Но на искреннюю Варвару этот деланный язык не действует, как не действует новая шалимовская красота на истинно нового читателя. Шалимов чувствует, что он временный человек, «дачник», и это злит его и омрачает ему жизнь. Великолепен но своей характерности разговор на эту тему, который ведут Шалимов с Басовым:
«Шалимов (ворчливо). Ничего я не пишу… скажу прямо… Да! И какого тут черта напишешь, когда совершенно ничего понять нельзя? Люди какие-то запутанные, скользкие, неуловимые…
Басов. А ты так и пиши — ничего, мол, не понимаю! Главное, брат, в писателе искренность.
Шалимов. Спасибо за совет!.. Искренность!.. Не в этом дело, друг мой! Искренне-то я, может быть, одно мог бы сделать — бросить перо и, как Диоклетиан, капусту садить… Но — надо кушать, значит, надо писать[2]. А для кого? Не понимаю… Нужно ясно представить себе читателя — какой он? Кто он? Лет пять назад я был уверен, что знаю читателя… и знаю, чего он хочет от меня… И вдруг, незаметно для себя — потерял я его… Потерял, да. В этом драма, пойми. Теперь вот, говорят, родился новый читатель… Кто он?
Басов. Я тебя не понимаю… Что это значит — потерять читателя? А я… а все мы — интеллигенция страны — разве мы не читатели? Не понимаю… Как же нас можно потерять? а? Не понимаю…
Шалимов. …Конечно… интеллигенция — я не говорю о ней… да… А вот есть еще… этот… новый читатель.
Басов (трясет головой). Ну? Не понимаю.
Шалимов. И я не понимаю… но чувствую. Иду по улице и вижу каких-то людей… У них совершенно особенные физиономии… и глаза… Смотрю я на них и чувствую — не будут они меня читать… неинтересно им это… А зимой читал я на одном вечере и тоже… вижу, смотрит на меня множество глаз, внимательно, с любопытством смотрят, но это чужие мне люди, не любят они меня. Не нужен я им… как латинский язык… Стар я для них… и все мои мысли — стары… И я не понимаю — кто они? Кого они любят? Чего им надо?»
Злясь на непонятного «нового» читателя, Шалимов старается успокоить себя, сто раз на день клевеща на него; он говорит, как отвечает Горький, скучно и лениво: «Ждут обновления жизни от демократии, но спрошу вас, кто знает, что это за зверь — демократ?» Декадентка Калерия взволнованно подхватывает: «Да, да! Вы тысячу раз правы… Это еще зверь, варвар! Его сознательное желание одно — быть сытым.
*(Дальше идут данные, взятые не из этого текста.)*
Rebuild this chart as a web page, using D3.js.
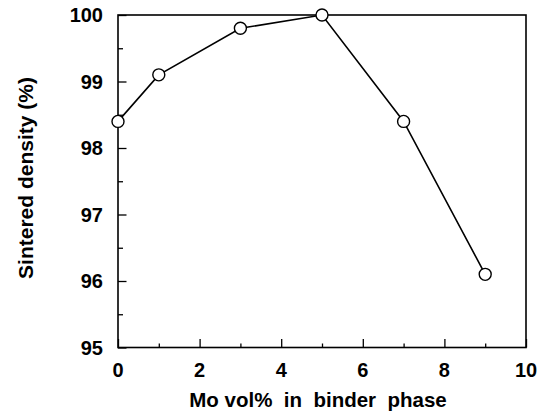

Шалимов. И носить сапоги со скрипом».
Эта декадентка Калерия, выбрасываемая жизнью за борт, разновидность Татьяны из «Мещан», единственная представительница тех читателей, которым нравится новая красота Шалимова, его последняя манера. «Скажите откровенно, вам нравятся мои рассказы?» — спрашивает ее измученный внутренними сомнениями Шалимов, и она с готовностью отвечает:
«Очень! Особенно последние… Они менее реальны, в них меньше грубой плоти! Они полны той мягкой, теплой грустью, которая окутывает душу, как облако окутывает солнце в час заката. Немногие умеют ценить их, но эти немногие — горячо любят вас».
Да, Шалимов нужен Калериям и Рюминым, к которым мы еще вернемся.